▶ _EXERCISE DIRECTIONS_: Copy the first line of the entries below and every line after it through the line containing "(j-rx2p) at (697,587.3);". Do not include pictures.

▶ _DATASET CONTENT_:
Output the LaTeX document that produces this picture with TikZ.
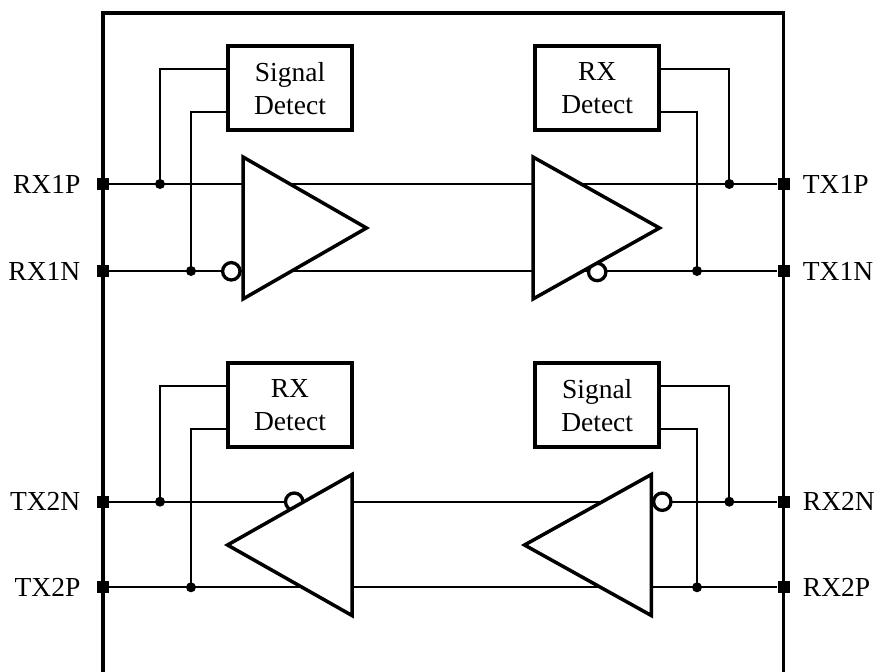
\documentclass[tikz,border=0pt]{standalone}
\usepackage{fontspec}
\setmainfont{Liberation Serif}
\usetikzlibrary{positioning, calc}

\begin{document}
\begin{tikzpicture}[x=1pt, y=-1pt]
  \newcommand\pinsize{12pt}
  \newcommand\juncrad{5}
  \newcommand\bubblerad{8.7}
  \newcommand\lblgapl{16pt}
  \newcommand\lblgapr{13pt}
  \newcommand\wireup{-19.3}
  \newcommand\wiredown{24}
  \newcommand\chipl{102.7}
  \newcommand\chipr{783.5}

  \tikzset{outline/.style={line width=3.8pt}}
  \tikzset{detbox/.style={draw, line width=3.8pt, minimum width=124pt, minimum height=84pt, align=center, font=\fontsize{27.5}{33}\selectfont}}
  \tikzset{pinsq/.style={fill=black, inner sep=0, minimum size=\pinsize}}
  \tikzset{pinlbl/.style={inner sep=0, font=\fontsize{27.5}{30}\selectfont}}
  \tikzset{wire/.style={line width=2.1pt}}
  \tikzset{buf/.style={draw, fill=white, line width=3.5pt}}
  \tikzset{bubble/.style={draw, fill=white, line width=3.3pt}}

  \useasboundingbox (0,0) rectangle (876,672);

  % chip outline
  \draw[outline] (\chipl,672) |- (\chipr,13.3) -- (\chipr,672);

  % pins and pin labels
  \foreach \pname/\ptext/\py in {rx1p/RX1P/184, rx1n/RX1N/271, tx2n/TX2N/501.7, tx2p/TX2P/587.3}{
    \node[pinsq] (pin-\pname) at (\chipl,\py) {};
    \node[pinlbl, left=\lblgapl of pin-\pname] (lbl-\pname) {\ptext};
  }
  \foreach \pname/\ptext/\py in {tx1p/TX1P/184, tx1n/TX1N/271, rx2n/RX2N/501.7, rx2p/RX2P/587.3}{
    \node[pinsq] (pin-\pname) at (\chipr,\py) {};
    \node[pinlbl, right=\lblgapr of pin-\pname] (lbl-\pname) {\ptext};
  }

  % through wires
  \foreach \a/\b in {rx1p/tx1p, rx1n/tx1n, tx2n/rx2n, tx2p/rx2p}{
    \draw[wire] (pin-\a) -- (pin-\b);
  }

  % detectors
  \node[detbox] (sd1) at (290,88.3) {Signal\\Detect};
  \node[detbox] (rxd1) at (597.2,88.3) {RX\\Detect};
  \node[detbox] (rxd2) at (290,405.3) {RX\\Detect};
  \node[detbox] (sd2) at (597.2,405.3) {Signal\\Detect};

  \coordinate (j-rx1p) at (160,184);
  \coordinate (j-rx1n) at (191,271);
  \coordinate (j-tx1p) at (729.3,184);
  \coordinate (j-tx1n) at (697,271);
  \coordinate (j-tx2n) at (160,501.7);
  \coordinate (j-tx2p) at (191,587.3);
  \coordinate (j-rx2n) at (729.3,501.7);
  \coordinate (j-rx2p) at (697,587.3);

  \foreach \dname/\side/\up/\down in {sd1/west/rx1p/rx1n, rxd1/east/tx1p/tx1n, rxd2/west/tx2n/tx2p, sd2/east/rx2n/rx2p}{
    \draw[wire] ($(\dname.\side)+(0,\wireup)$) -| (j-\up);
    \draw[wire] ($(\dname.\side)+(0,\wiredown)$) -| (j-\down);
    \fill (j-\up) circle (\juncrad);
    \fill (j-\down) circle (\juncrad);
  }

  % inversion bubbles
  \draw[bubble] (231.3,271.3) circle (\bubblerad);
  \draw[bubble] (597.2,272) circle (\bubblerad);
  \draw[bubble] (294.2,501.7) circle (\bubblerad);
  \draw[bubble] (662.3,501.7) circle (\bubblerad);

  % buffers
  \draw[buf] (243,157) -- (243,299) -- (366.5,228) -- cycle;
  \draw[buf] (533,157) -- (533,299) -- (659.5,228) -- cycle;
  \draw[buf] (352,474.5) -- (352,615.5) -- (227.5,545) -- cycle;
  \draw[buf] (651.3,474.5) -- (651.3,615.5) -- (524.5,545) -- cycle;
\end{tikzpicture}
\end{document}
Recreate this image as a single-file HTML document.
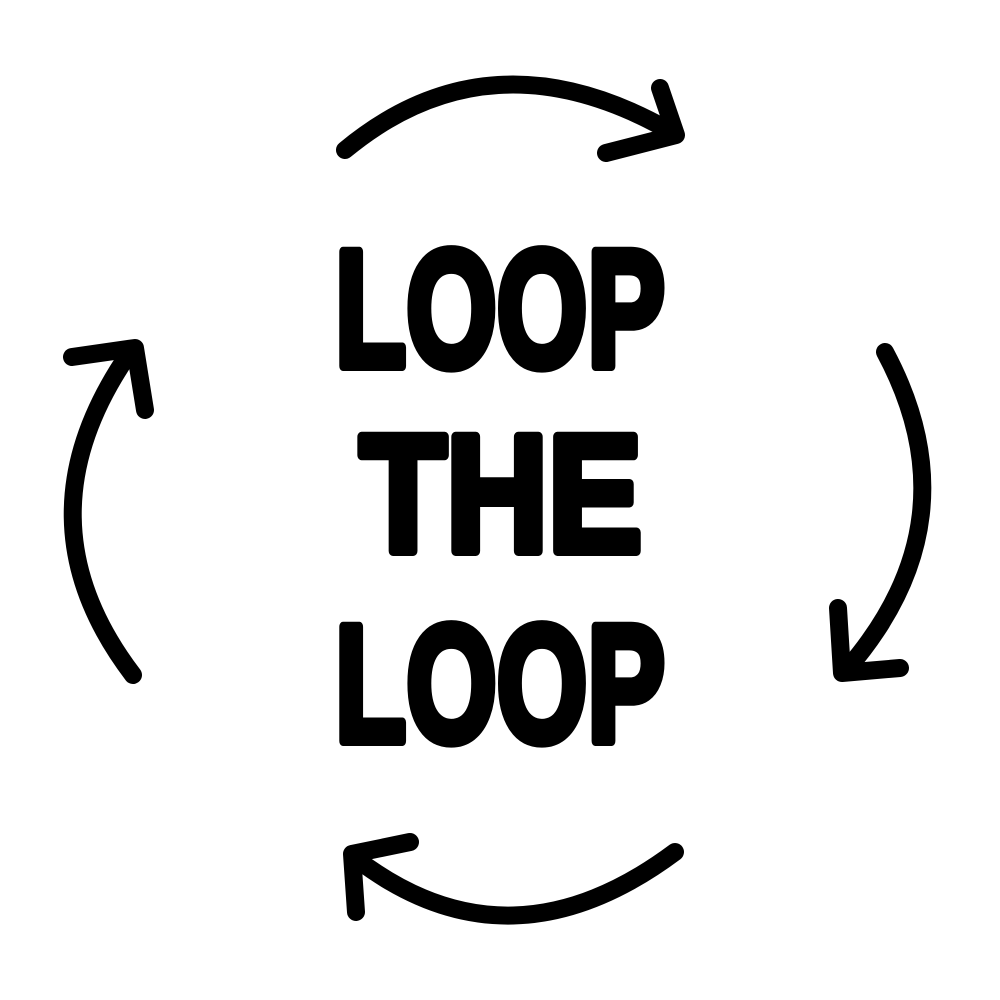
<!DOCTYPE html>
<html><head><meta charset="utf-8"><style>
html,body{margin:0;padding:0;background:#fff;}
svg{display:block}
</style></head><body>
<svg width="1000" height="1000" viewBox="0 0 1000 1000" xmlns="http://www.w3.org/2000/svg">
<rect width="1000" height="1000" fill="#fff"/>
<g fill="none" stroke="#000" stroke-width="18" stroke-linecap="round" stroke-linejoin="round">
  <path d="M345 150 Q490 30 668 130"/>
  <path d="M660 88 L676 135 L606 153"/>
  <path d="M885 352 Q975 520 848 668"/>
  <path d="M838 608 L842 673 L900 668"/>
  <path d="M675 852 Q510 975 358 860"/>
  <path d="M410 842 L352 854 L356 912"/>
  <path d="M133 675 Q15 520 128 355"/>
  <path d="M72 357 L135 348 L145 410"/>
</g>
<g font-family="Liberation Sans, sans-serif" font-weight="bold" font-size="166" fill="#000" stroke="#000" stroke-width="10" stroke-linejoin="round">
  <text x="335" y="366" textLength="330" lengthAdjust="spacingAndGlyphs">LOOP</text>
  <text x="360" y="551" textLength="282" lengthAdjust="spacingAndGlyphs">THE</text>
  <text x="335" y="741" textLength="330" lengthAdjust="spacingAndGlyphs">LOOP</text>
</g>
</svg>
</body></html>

▶ _ANSWER TO THIS EXERCISE_:
Output the LaTeX document that produces this picture with TikZ.
\documentclass[tikz,border=0pt]{standalone}
\usepackage{fontspec}
\setmainfont{Liberation Serif}
\usetikzlibrary{positioning, calc}

\begin{document}
\begin{tikzpicture}[x=1pt, y=-1pt]
  \newcommand\pinsize{12pt}
  \newcommand\juncrad{5}
  \newcommand\bubblerad{8.7}
  \newcommand\lblgapl{16pt}
  \newcommand\lblgapr{13pt}
  \newcommand\wireup{-19.3}
  \newcommand\wiredown{24}
  \newcommand\chipl{102.7}
  \newcommand\chipr{783.5}

  \tikzset{outline/.style={line width=3.8pt}}
  \tikzset{detbox/.style={draw, line width=3.8pt, minimum width=124pt, minimum height=84pt, align=center, font=\fontsize{27.5}{33}\selectfont}}
  \tikzset{pinsq/.style={fill=black, inner sep=0, minimum size=\pinsize}}
  \tikzset{pinlbl/.style={inner sep=0, font=\fontsize{27.5}{30}\selectfont}}
  \tikzset{wire/.style={line width=2.1pt}}
  \tikzset{buf/.style={draw, fill=white, line width=3.5pt}}
  \tikzset{bubble/.style={draw, fill=white, line width=3.3pt}}

  \useasboundingbox (0,0) rectangle (876,672);

  % chip outline
  \draw[outline] (\chipl,672) |- (\chipr,13.3) -- (\chipr,672);

  % pins and pin labels
  \foreach \pname/\ptext/\py in {rx1p/RX1P/184, rx1n/RX1N/271, tx2n/TX2N/501.7, tx2p/TX2P/587.3}{
    \node[pinsq] (pin-\pname) at (\chipl,\py) {};
    \node[pinlbl, left=\lblgapl of pin-\pname] (lbl-\pname) {\ptext};
  }
  \foreach \pname/\ptext/\py in {tx1p/TX1P/184, tx1n/TX1N/271, rx2n/RX2N/501.7, rx2p/RX2P/587.3}{
    \node[pinsq] (pin-\pname) at (\chipr,\py) {};
    \node[pinlbl, right=\lblgapr of pin-\pname] (lbl-\pname) {\ptext};
  }

  % through wires
  \foreach \a/\b in {rx1p/tx1p, rx1n/tx1n, tx2n/rx2n, tx2p/rx2p}{
    \draw[wire] (pin-\a) -- (pin-\b);
  }

  % detectors
  \node[detbox] (sd1) at (290,88.3) {Signal\\Detect};
  \node[detbox] (rxd1) at (597.2,88.3) {RX\\Detect};
  \node[detbox] (rxd2) at (290,405.3) {RX\\Detect};
  \node[detbox] (sd2) at (597.2,405.3) {Signal\\Detect};

  \coordinate (j-rx1p) at (160,184);
  \coordinate (j-rx1n) at (191,271);
  \coordinate (j-tx1p) at (729.3,184);
  \coordinate (j-tx1n) at (697,271);
  \coordinate (j-tx2n) at (160,501.7);
  \coordinate (j-tx2p) at (191,587.3);
  \coordinate (j-rx2n) at (729.3,501.7);
  \coordinate (j-rx2p) at (697,587.3);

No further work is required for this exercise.